Data block:
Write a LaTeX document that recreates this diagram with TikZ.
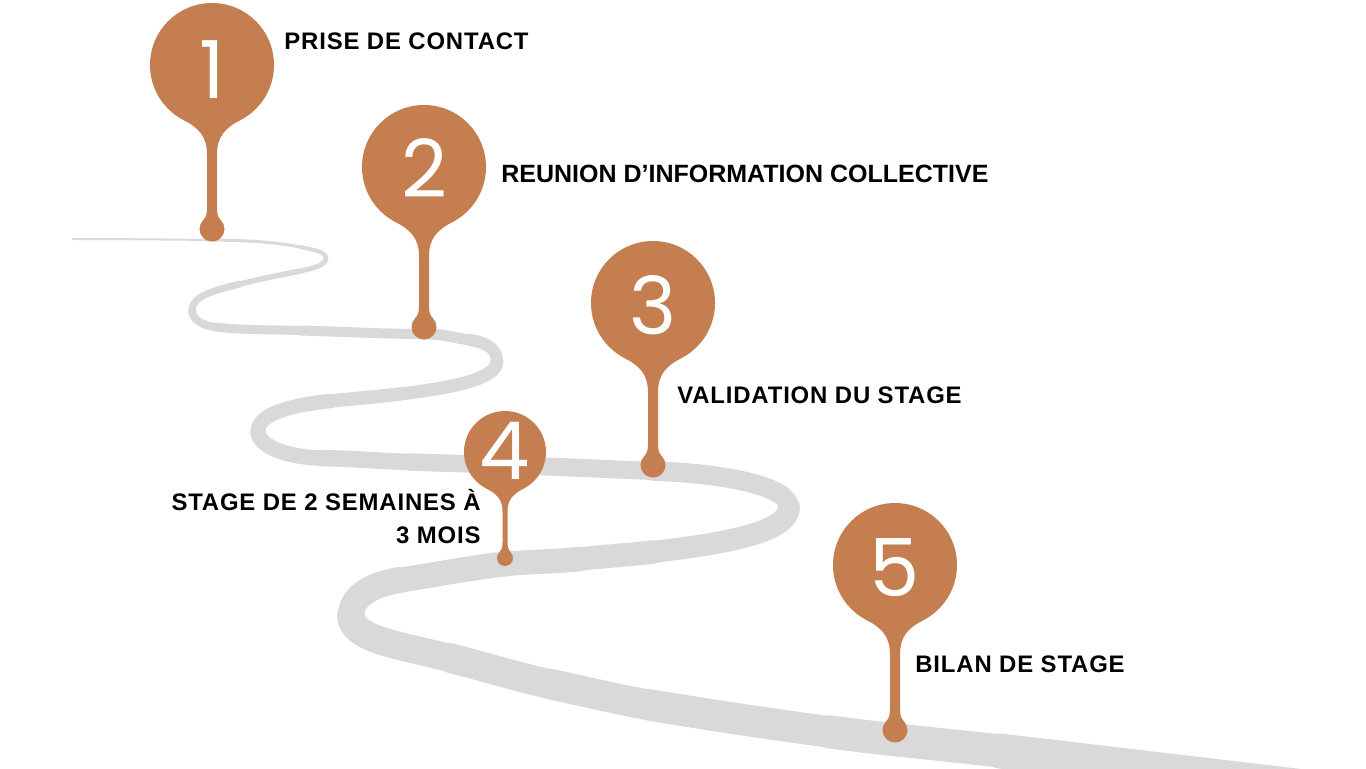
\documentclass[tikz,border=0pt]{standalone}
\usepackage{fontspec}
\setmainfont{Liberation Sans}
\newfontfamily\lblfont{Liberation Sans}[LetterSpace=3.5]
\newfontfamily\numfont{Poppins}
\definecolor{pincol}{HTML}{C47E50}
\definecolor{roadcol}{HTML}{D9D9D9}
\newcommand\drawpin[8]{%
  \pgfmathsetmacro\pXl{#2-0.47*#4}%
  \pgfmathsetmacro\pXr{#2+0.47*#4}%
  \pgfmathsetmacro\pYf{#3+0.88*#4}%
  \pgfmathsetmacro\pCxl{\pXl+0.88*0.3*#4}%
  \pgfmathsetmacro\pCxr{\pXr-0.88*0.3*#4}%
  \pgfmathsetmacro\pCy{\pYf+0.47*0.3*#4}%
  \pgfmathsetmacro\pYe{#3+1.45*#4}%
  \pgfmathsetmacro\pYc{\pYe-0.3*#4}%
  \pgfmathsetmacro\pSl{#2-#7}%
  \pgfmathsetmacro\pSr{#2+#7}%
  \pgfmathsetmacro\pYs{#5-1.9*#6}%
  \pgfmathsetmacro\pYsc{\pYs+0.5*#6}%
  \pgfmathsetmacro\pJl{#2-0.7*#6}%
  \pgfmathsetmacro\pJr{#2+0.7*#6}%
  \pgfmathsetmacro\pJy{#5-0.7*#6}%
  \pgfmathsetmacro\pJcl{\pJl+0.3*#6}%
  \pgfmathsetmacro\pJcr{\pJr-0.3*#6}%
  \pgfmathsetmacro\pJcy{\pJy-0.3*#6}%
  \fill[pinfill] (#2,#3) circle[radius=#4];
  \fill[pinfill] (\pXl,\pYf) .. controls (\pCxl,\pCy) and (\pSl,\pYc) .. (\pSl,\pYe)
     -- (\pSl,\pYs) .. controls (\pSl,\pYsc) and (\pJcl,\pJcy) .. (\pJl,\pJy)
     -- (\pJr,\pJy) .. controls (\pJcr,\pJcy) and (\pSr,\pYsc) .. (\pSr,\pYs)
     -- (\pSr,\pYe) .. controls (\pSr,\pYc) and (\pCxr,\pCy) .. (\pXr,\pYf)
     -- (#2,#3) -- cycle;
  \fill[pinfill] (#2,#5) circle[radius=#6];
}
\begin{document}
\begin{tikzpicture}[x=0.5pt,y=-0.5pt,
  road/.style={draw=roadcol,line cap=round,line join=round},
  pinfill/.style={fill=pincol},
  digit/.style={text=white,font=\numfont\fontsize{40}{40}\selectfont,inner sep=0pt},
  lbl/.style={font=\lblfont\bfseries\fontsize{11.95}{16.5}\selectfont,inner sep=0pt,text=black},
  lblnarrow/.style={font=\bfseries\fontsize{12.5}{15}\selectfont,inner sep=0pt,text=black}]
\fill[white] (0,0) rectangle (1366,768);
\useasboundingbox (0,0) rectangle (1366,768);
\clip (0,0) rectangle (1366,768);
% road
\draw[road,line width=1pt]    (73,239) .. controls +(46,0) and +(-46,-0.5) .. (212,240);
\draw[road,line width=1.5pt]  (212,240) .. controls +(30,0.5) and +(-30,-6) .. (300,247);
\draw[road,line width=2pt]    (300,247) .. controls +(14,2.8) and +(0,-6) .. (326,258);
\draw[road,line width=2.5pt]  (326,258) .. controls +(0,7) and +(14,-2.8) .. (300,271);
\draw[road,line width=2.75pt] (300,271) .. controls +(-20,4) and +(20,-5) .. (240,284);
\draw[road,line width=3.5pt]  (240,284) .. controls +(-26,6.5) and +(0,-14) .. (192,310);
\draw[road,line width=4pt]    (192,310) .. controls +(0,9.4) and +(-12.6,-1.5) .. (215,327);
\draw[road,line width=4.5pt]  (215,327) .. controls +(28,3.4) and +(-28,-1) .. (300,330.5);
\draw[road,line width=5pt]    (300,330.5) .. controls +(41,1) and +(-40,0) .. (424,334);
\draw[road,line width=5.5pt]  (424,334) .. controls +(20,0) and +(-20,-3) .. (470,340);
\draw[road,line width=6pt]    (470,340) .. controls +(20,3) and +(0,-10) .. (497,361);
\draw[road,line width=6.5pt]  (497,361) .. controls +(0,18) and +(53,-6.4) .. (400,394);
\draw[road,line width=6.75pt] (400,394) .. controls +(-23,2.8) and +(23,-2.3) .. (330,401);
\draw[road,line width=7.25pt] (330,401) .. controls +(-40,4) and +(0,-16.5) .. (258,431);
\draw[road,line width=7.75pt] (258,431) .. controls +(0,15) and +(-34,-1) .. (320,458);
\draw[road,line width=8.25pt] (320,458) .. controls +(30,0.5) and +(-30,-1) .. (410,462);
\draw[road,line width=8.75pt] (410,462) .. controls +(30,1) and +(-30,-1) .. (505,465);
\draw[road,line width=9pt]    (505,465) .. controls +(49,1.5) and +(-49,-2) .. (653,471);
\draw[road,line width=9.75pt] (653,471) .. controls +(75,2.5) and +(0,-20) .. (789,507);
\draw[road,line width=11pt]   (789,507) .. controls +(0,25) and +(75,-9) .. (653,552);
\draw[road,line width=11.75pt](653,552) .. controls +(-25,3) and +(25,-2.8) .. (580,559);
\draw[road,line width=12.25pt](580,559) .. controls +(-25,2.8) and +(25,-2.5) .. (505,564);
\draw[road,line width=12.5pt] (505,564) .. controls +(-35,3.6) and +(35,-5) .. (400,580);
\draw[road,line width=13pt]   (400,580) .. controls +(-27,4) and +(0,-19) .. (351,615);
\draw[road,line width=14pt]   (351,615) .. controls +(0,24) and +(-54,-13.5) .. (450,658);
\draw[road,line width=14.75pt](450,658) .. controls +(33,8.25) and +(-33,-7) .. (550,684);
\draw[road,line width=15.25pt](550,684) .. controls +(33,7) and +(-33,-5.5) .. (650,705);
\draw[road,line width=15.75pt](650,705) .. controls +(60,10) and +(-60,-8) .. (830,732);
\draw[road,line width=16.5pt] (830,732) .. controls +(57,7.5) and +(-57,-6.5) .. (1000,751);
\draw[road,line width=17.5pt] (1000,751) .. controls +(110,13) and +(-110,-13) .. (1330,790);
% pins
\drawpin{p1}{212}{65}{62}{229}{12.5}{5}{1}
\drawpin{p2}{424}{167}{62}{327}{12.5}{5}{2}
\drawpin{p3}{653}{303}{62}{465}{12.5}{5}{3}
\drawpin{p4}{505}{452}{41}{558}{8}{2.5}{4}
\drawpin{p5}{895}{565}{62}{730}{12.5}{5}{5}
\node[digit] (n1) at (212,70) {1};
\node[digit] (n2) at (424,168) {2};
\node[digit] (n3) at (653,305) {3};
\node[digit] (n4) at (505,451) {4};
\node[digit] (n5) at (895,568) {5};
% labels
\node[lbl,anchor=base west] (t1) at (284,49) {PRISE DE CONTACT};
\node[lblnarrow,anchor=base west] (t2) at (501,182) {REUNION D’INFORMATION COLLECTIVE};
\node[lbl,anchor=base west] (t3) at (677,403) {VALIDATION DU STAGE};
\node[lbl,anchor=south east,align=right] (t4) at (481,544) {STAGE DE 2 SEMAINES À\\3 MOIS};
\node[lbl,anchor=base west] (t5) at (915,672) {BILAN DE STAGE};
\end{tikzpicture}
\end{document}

Written request: Leave the pictures out and output the rest of the listing exactly.

Answer in full:
Write a LaTeX document that recreates this diagram with TikZ.
\documentclass[tikz,border=0pt]{standalone}
\usepackage{fontspec}
\setmainfont{Liberation Sans}
\newfontfamily\lblfont{Liberation Sans}[LetterSpace=3.5]
\newfontfamily\numfont{Poppins}
\definecolor{pincol}{HTML}{C47E50}
\definecolor{roadcol}{HTML}{D9D9D9}
\newcommand\drawpin[8]{%
  \pgfmathsetmacro\pXl{#2-0.47*#4}%
  \pgfmathsetmacro\pXr{#2+0.47*#4}%
  \pgfmathsetmacro\pYf{#3+0.88*#4}%
  \pgfmathsetmacro\pCxl{\pXl+0.88*0.3*#4}%
  \pgfmathsetmacro\pCxr{\pXr-0.88*0.3*#4}%
  \pgfmathsetmacro\pCy{\pYf+0.47*0.3*#4}%
  \pgfmathsetmacro\pYe{#3+1.45*#4}%
  \pgfmathsetmacro\pYc{\pYe-0.3*#4}%
  \pgfmathsetmacro\pSl{#2-#7}%
  \pgfmathsetmacro\pSr{#2+#7}%
  \pgfmathsetmacro\pYs{#5-1.9*#6}%
  \pgfmathsetmacro\pYsc{\pYs+0.5*#6}%
  \pgfmathsetmacro\pJl{#2-0.7*#6}%
  \pgfmathsetmacro\pJr{#2+0.7*#6}%
  \pgfmathsetmacro\pJy{#5-0.7*#6}%
  \pgfmathsetmacro\pJcl{\pJl+0.3*#6}%
  \pgfmathsetmacro\pJcr{\pJr-0.3*#6}%
  \pgfmathsetmacro\pJcy{\pJy-0.3*#6}%
  \fill[pinfill] (#2,#3) circle[radius=#4];
  \fill[pinfill] (\pXl,\pYf) .. controls (\pCxl,\pCy) and (\pSl,\pYc) .. (\pSl,\pYe)
     -- (\pSl,\pYs) .. controls (\pSl,\pYsc) and (\pJcl,\pJcy) .. (\pJl,\pJy)
     -- (\pJr,\pJy) .. controls (\pJcr,\pJcy) and (\pSr,\pYsc) .. (\pSr,\pYs)
     -- (\pSr,\pYe) .. controls (\pSr,\pYc) and (\pCxr,\pCy) .. (\pXr,\pYf)
     -- (#2,#3) -- cycle;
  \fill[pinfill] (#2,#5) circle[radius=#6];
}
\begin{document}
\begin{tikzpicture}[x=0.5pt,y=-0.5pt,
  road/.style={draw=roadcol,line cap=round,line join=round},
  pinfill/.style={fill=pincol},
  digit/.style={text=white,font=\numfont\fontsize{40}{40}\selectfont,inner sep=0pt},
  lbl/.style={font=\lblfont\bfseries\fontsize{11.95}{16.5}\selectfont,inner sep=0pt,text=black},
  lblnarrow/.style={font=\bfseries\fontsize{12.5}{15}\selectfont,inner sep=0pt,text=black}]
\fill[white] (0,0) rectangle (1366,768);
\useasboundingbox (0,0) rectangle (1366,768);
\clip (0,0) rectangle (1366,768);
% road
\draw[road,line width=1pt]    (73,239) .. controls +(46,0) and +(-46,-0.5) .. (212,240);
\draw[road,line width=1.5pt]  (212,240) .. controls +(30,0.5) and +(-30,-6) .. (300,247);
\draw[road,line width=2pt]    (300,247) .. controls +(14,2.8) and +(0,-6) .. (326,258);
\draw[road,line width=2.5pt]  (326,258) .. controls +(0,7) and +(14,-2.8) .. (300,271);
\draw[road,line width=2.75pt] (300,271) .. controls +(-20,4) and +(20,-5) .. (240,284);
\draw[road,line width=3.5pt]  (240,284) .. controls +(-26,6.5) and +(0,-14) .. (192,310);
\draw[road,line width=4pt]    (192,310) .. controls +(0,9.4) and +(-12.6,-1.5) .. (215,327);
\draw[road,line width=4.5pt]  (215,327) .. controls +(28,3.4) and +(-28,-1) .. (300,330.5);
\draw[road,line width=5pt]    (300,330.5) .. controls +(41,1) and +(-40,0) .. (424,334);
\draw[road,line width=5.5pt]  (424,334) .. controls +(20,0) and +(-20,-3) .. (470,340);
\draw[road,line width=6pt]    (470,340) .. controls +(20,3) and +(0,-10) .. (497,361);
\draw[road,line width=6.5pt]  (497,361) .. controls +(0,18) and +(53,-6.4) .. (400,394);
\draw[road,line width=6.75pt] (400,394) .. controls +(-23,2.8) and +(23,-2.3) .. (330,401);
\draw[road,line width=7.25pt] (330,401) .. controls +(-40,4) and +(0,-16.5) .. (258,431);
\draw[road,line width=7.75pt] (258,431) .. controls +(0,15) and +(-34,-1) .. (320,458);
\draw[road,line width=8.25pt] (320,458) .. controls +(30,0.5) and +(-30,-1) .. (410,462);
\draw[road,line width=8.75pt] (410,462) .. controls +(30,1) and +(-30,-1) .. (505,465);
\draw[road,line width=9pt]    (505,465) .. controls +(49,1.5) and +(-49,-2) .. (653,471);
\draw[road,line width=9.75pt] (653,471) .. controls +(75,2.5) and +(0,-20) .. (789,507);
\draw[road,line width=11pt]   (789,507) .. controls +(0,25) and +(75,-9) .. (653,552);
\draw[road,line width=11.75pt](653,552) .. controls +(-25,3) and +(25,-2.8) .. (580,559);
\draw[road,line width=12.25pt](580,559) .. controls +(-25,2.8) and +(25,-2.5) .. (505,564);
\draw[road,line width=12.5pt] (505,564) .. controls +(-35,3.6) and +(35,-5) .. (400,580);
\draw[road,line width=13pt]   (400,580) .. controls +(-27,4) and +(0,-19) .. (351,615);
\draw[road,line width=14pt]   (351,615) .. controls +(0,24) and +(-54,-13.5) .. (450,658);
\draw[road,line width=14.75pt](450,658) .. controls +(33,8.25) and +(-33,-7) .. (550,684);
\draw[road,line width=15.25pt](550,684) .. controls +(33,7) and +(-33,-5.5) .. (650,705);
\draw[road,line width=15.75pt](650,705) .. controls +(60,10) and +(-60,-8) .. (830,732);
\draw[road,line width=16.5pt] (830,732) .. controls +(57,7.5) and +(-57,-6.5) .. (1000,751);
\draw[road,line width=17.5pt] (1000,751) .. controls +(110,13) and +(-110,-13) .. (1330,790);
% pins
\drawpin{p1}{212}{65}{62}{229}{12.5}{5}{1}
\drawpin{p2}{424}{167}{62}{327}{12.5}{5}{2}
\drawpin{p3}{653}{303}{62}{465}{12.5}{5}{3}
\drawpin{p4}{505}{452}{41}{558}{8}{2.5}{4}
\drawpin{p5}{895}{565}{62}{730}{12.5}{5}{5}
\node[digit] (n1) at (212,70) {1};
\node[digit] (n2) at (424,168) {2};
\node[digit] (n3) at (653,305) {3};
\node[digit] (n4) at (505,451) {4};
\node[digit] (n5) at (895,568) {5};
% labels
\node[lbl,anchor=base west] (t1) at (284,49) {PRISE DE CONTACT};
\node[lblnarrow,anchor=base west] (t2) at (501,182) {REUNION D’INFORMATION COLLECTIVE};
\node[lbl,anchor=base west] (t3) at (677,403) {VALIDATION DU STAGE};
\node[lbl,anchor=south east,align=right] (t4) at (481,544) {STAGE DE 2 SEMAINES À\\3 MOIS};
\node[lbl,anchor=base west] (t5) at (915,672) {BILAN DE STAGE};
\end{tikzpicture}
\end{document}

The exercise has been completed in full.